Expression of various marker genes in the E13.5 cochlear duct. (A) OTX2, a cochlear roof marker, is specifically expressed in the roof of the apical and primary ducts. FOXG1 is expressed throughout the basal, roof, and GER. In vertex ducts, they are visible on both the roof and the floor. (B) SOX2, a sensory domain marker, is co-expressed in the basal region with Gata3, and Gata3 is expressed more broadly throughout the LER. (C) Unlike GATA3, SOX9 is expressed throughout the cochlear epithelium. (D) The expression of JAG1 can be observed in the prosensory domain and GER, together with that of FOXG1. Scale bar = 100 μm.
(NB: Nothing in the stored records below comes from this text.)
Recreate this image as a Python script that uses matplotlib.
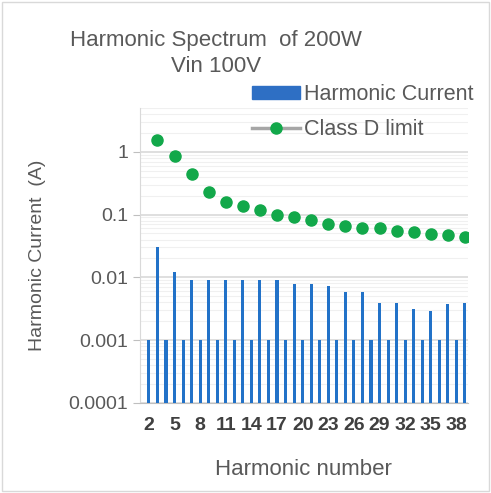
import numpy as np
import matplotlib
matplotlib.use("Agg")
from matplotlib import pyplot as plt
from matplotlib.lines import Line2D
from matplotlib.patches import Patch

# datos
harmonics = list(range(2, 40))
current = [0.001, 0.030, 0.001, 0.012, 0.001, 0.0089, 0.001, 0.0089, 0.001, 0.0089,
           0.001, 0.0089, 0.001, 0.0089, 0.001, 0.0089, 0.001, 0.0078, 0.001, 0.0078,
           0.001, 0.0072, 0.001, 0.0059, 0.001, 0.0059, 0.001, 0.0039, 0.001, 0.0039,
           0.001, 0.0031, 0.001, 0.0029, 0.001, 0.0037, 0.001, 0.0039]
limit_orders = [3, 5, 7, 9, 11, 13, 15, 17, 19, 21, 23, 25, 27, 29, 31, 33, 35, 37, 39]
class_d = [1.53, 0.86, 0.45, 0.227, 0.157, 0.136, 0.117, 0.100, 0.090, 0.081,
           0.072, 0.065, 0.062, 0.060, 0.054, 0.052, 0.049, 0.0475, 0.0447]
xtick_labels = [str(h) for h in harmonics[::3]]

plt.rcParams['font.family'] = ['Liberation Sans', 'DejaVu Sans']
grey = '#595959'

fig = plt.figure(figsize=(4.91, 4.93), dpi=100)
ax = fig.add_axes([0.285, 0.183, 0.668, 0.598])

pos = np.arange(len(harmonics))
ax.bar(pos, current, width=0.36, color='#2272C8', zorder=3)
lim_pos = [harmonics.index(h) for h in limit_orders]
ax.plot(lim_pos, class_d, linestyle='none', marker='o', markersize=8,
        color='#12A84A', zorder=4)

ax.set_yscale('log')
ax.set_yticks([1e-4, 1e-3, 1e-2, 1e-1, 1])
ax.set_yticklabels(['0.0001', '0.001', '0.01', '0.1', '1'])
ax.set_yticks([m * 10.0 ** e for e in range(-4, 1) for m in range(2, 10)], minor=True)
ax.set_xticks(pos[::3])
ax.set_xticklabels(xtick_labels, family=['Liberation Sans Narrow', 'Liberation Sans'],
                   fontweight='bold')
ax.set_ylim(1e-4, 5)
ax.set_xlim(-1.05, len(harmonics) - 0.65)

ax.tick_params(axis='y', labelsize=14, colors='#bfbfbf', labelcolor=grey, length=5, width=0.8)
ax.tick_params(axis='y', which='minor', length=0, labelleft=False)
ax.tick_params(axis='x', labelsize=14, labelcolor='#404040', length=0, pad=10)

ax.grid(True, which='major', axis='y', color='#d9d9d9', linewidth=1.2, zorder=0)
ax.grid(True, which='minor', axis='y', color='#f0f0f0', linewidth=0.8, zorder=0)
for s in ['top', 'right']:
    ax.spines[s].set_visible(False)
ax.spines['left'].set_color('#d9d9d9')
ax.spines['bottom'].set_color('#bfbfbf')

ax.set_xlabel('Harmonic number', fontsize=16, color=grey, labelpad=18)
ax.set_ylabel('Harmonic Current  (A)', fontsize=14, color=grey, labelpad=16)

fig.text(0.44, 0.918, 'Harmonic Spectrum  of 200W', ha='center', va='center',
         fontsize=16, color=grey)
fig.text(0.44, 0.866, 'Vin 100V', ha='center', va='center', fontsize=16, color=grey)

handles = [Patch(facecolor='#2E6FC4', edgecolor='#2E6FC4'),
           Line2D([0], [0], color='#a6a6a6', linewidth=2.5, marker='o',
                  markersize=8, markerfacecolor='#12A84A', markeredgecolor='#12A84A')]
leg = fig.legend(handles, ['Harmonic Current', 'Class D limit'], loc='upper left',
                 bbox_to_anchor=(0.505, 0.838), frameon=False, fontsize=15.5,
                 handlelength=2.2, handleheight=0.6, handletextpad=0.2,
                 labelspacing=0.65, borderaxespad=0, borderpad=0.2)
for t in leg.get_texts():
    t.set_color(grey)

fig.patches.append(plt.Rectangle((0.005, 0.005), 0.99, 0.99, transform=fig.transFigure,
                                 fill=False, edgecolor='#d9d9d9', linewidth=1))

plt.savefig('out.png', dpi=100)
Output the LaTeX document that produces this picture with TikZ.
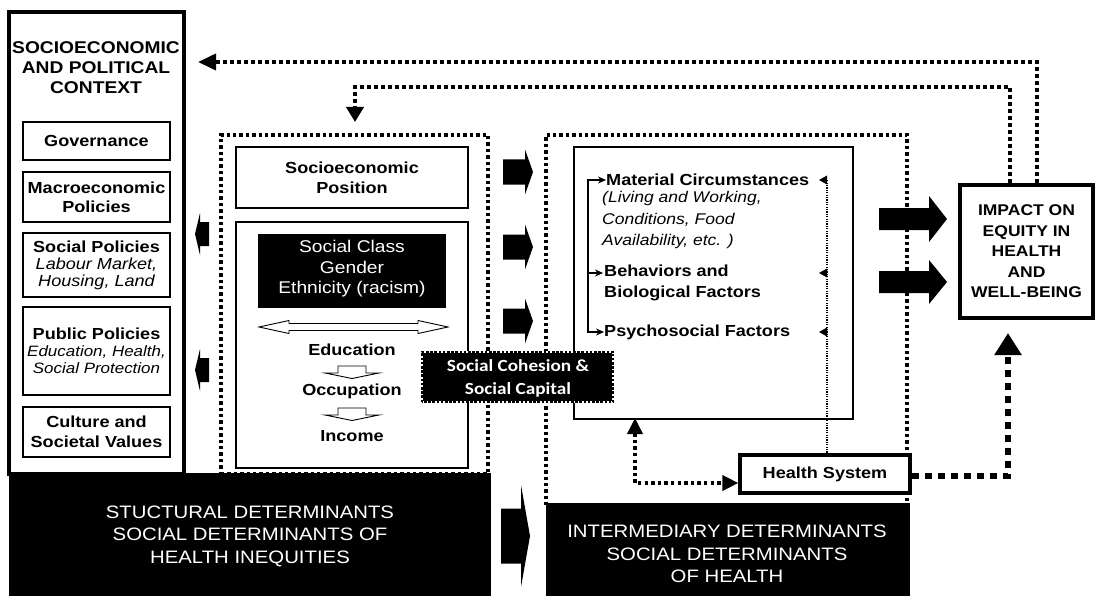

GER, greater epithelial ridge; LER, lesser epithelial ridge; PSD, prosensory domain; SGN, spiral ganglion neurons.

Figure 6

The association between hearing loss-associated disease and modules. (A) Heatmap showing genes and hearing loss-related diseases divided by modules. (B) Heatmap showing genes and the Z-scored kME values for each module. (C) Scheme summarizing the structure of the cochlear duct and genes related to hearing loss diseases within each module.